Ce qui autrefois était l’affaire des partis est donc à présent tranché par une frange de l’électorat, elle-même guidée par les médias. Car ce sont bien les médias qui héritent des fonctions délaissées par les familles politiques. Ils doivent articuler l’expression des différentes visions du monde, par opposition au système précédent où P.S. et U.M.P. avaient à créer l’adhésion des citoyens au candidat qu’ils désignaient. Les journalistes peinent à décortiquer les programmes, pendant que les partis regardent le match depuis le banc.

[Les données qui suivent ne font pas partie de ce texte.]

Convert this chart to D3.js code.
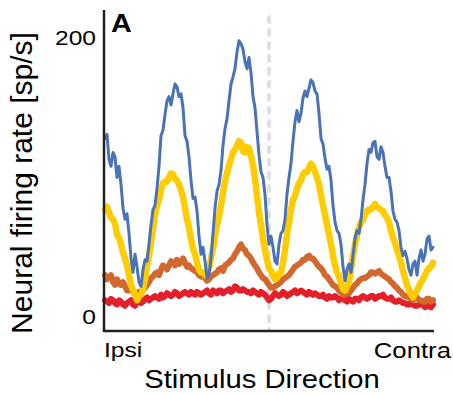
<!DOCTYPE html>
<html>
<head>
<meta charset="utf-8">
<script src="https://cdn.jsdelivr.net/npm/d3@7"></script>
<style>
  html, body { margin: 0; padding: 0; background: #fff; }
  svg { display: block; }
  text { font-family: "Liberation Sans", Arial, sans-serif; fill: #000; }
</style>
</head>
<body>
<svg id="chart" width="453" height="394"></svg>
<script>
// Firing rate [sp/s] sampled along stimulus direction (Ipsi -> Contra)
const blue = [128,131,113,108,118,115,100,108,95,78,70,74,60,42,32,45,36,25,22,34,41,40,52,66,77,80,92,108,130,134,145,155,158,152,160,167,165,158,160,150,130,126,115,98,85,86,76,58,45,50,40,28,30,42,60,78,90,95,105,123,135,142,155,167,172,178,190,198,196,192,183,178,186,175,158,150,133,116,104,100,88,66,52,58,50,40,38,52,60,62,70,88,100,110,126,140,148,140,146,157,162,158,164,170,168,162,160,146,128,124,114,106,108,98,80,68,62,60,52,36,26,34,38,32,44,56,62,60,70,84,95,110,120,118,125,126,115,113,122,118,108,100,100,90,76,70,68,62,50,44,47,42,34,30,38,40,30,42,48,40,45,56,58,48,50];
const yellow = [77,79,75,71,70,67,59,57,52,46,42,37,30,23,19,16,12,15,16,20,27,37,44,53,64,73,80,84,91,96,97,97,100,103,102,99,98,95,91,86,78,70,64,56,49,45,39,34,32,32,30,31,35,42,49,58,66,72,80,89,97,103,109,113,118,120,123,126,125,119,118,122,121,115,109,99,87,75,66,56,48,41,35,33,30,27,28,31,32,39,48,59,68,77,84,87,92,96,98,102,104,104,107,110,108,104,100,95,87,80,73,66,59,52,44,37,32,29,24,20,19,22,25,34,44,52,59,64,68,70,73,76,77,77,79,81,79,78,77,76,73,71,68,62,57,53,48,44,39,33,28,23,19,16,14,17,19,22,25,27,30,33,35,36,39];
const orange = [30,27,28,30,25,23,27,24,23,25,22,19,19,22,18,16,15,18,17,20,21,23,25,28,29,31,32,30,34,37,36,34,37,40,39,37,41,38,39,42,39,36,37,35,34,33,32,30,29,31,28,26,27,29,30,31,32,34,35,33,37,38,39,41,42,45,47,50,52,49,48,45,44,42,39,37,35,32,30,28,27,25,23,21,21,22,23,24,25,27,28,29,30,32,34,36,37,38,39,41,41,43,44,42,42,40,38,36,35,33,30,29,27,25,23,22,21,19,18,16,16,17,17,19,21,23,24,26,27,28,28,29,30,32,32,31,32,33,31,30,29,28,27,25,24,22,21,19,18,16,15,15,14,13,12,15,14,12,12,11,11,13,13,11,12];
const red = [12,11,10,13,12,10,9,12,11,9,8,10,11,12,9,8,11,12,10,11,13,14,12,13,14,15,14,13,16,14,15,17,16,15,16,18,17,15,16,17,18,17,16,18,17,16,18,17,16,17,18,19,17,16,19,18,17,19,19,17,18,19,20,18,19,22,21,19,19,20,19,18,18,17,19,18,17,16,18,17,16,14,12,13,15,17,16,15,16,18,17,15,16,17,18,19,17,18,19,18,17,16,18,17,16,17,16,15,15,16,14,13,15,14,14,15,14,12,13,14,12,11,13,12,11,13,13,12,14,15,14,13,14,15,15,13,14,15,15,16,14,13,13,14,12,11,11,12,11,10,10,9,9,10,9,8,8,9,9,10,7,8,8,7,9];
const yTicks = [0, 200];
const xLabels = ["Ipsi", "Contra"];

const series = [
  { name: "red", values: red, color: "#e3202a", width: 6 },
  { name: "orange", values: orange, color: "#d2682f", width: 6 },
  { name: "yellow", values: yellow, color: "#ffcc00", width: 6.5 },
  { name: "blue", values: blue, color: "#4a72b8", width: 3 }
];

const svg = d3.select("#chart");
const y = d3.scaleLinear().domain([0, 200]).range([317, 38]);
const xPix = [105, 433];
const xMid = d3.scaleLinear().domain([0, 1]).range(xPix)(0.5);

// dashed midline
svg.append("line")
  .attr("x1", xMid).attr("x2", xMid)
  .attr("y1", 17).attr("y2", 330)
  .attr("stroke", "#e0e0e0").attr("stroke-width", 4)
  .attr("stroke-linecap", "round")
  .attr("stroke-dasharray", "5,8");

series.forEach(s => {
  const x = d3.scaleLinear().domain([0, s.values.length - 1]).range(xPix);
  const line = d3.line().x((d, i) => x(i)).y(d => y(d));
  svg.append("path")
    .datum(s.values)
    .attr("d", line)
    .attr("fill", "none")
    .attr("stroke", s.color)
    .attr("stroke-width", s.width)
    .attr("stroke-linejoin", "round")
    .attr("stroke-linecap", "round");
});

// axes lines
svg.append("line").attr("x1", 104).attr("x2", 104).attr("y1", 10).attr("y2", 332)
  .attr("stroke", "#222").attr("stroke-width", 2.5);
svg.append("line").attr("x1", 103).attr("x2", 434).attr("y1", 331).attr("y2", 331)
  .attr("stroke", "#222").attr("stroke-width", 2.5);

// y tick labels via axis
const yAxis = d3.axisLeft(y).tickValues(yTicks).tickSize(0).tickPadding(0);
const gy = svg.append("g").attr("transform", "translate(96,0)").call(yAxis);
gy.select(".domain").remove();
gy.selectAll(".tick text")
  .style("font-size", "21px")
  .style("font-family", "Liberation Sans, Arial, sans-serif")
  .attr("fill", "#000")
  .attr("transform", "scale(1.17,1)");

// x labels
svg.append("text").attr("transform", "translate(104,357) scale(1.17,1)").style("font-size", "21px").text(xLabels[0]);
svg.append("text").attr("transform", "translate(451,358) scale(1.17,1)").attr("text-anchor", "end").style("font-size", "22px").text(xLabels[1]);

// titles
svg.append("text").attr("transform", "translate(262,388) scale(1.17,1)").attr("text-anchor", "middle").style("font-size", "25px").text("Stimulus Direction");
svg.append("text").attr("transform", "translate(32,183) rotate(-90)").attr("text-anchor", "middle").style("font-size", "30px").text("Neural firing rate [sp/s]");

svg.append("text").attr("transform", "translate(111,32) scale(1.15,1)").style("font-size", "25px").style("font-weight", "bold").text("A");
</script>
</body>
</html>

Tout ça ne fait que contribuer à une personnalisation, déjà élevée, des débats électoraux. Alors que voter pour une personne signifie d’abord voter pour une ligne politique, la fiction que cette personne n’est qu’un corps prêt à recevoir ce projet s’estompe, voire disparaît en l’absence d’un parti collectivement réuni autour d’elle. Dans un système multi-partisan, cette union se fait au sein du parti, ou elle ne se fait pas. Et dans le second cas, la personne du candidat ne vient plus simplement donner un corps, mais vient constituer à elle seule cette direction politique.

L’élection primaire déresponsabilise les partis, ces moteurs censés capturer les opinions et leur donner forme, déstabilise la fonction présidentielle, qui n’est déjà pas au mieux de sa forme, et désoriente les électeurs. Il faut croire que copier les américains ne soit pas la meilleure idée qu’on ait eue.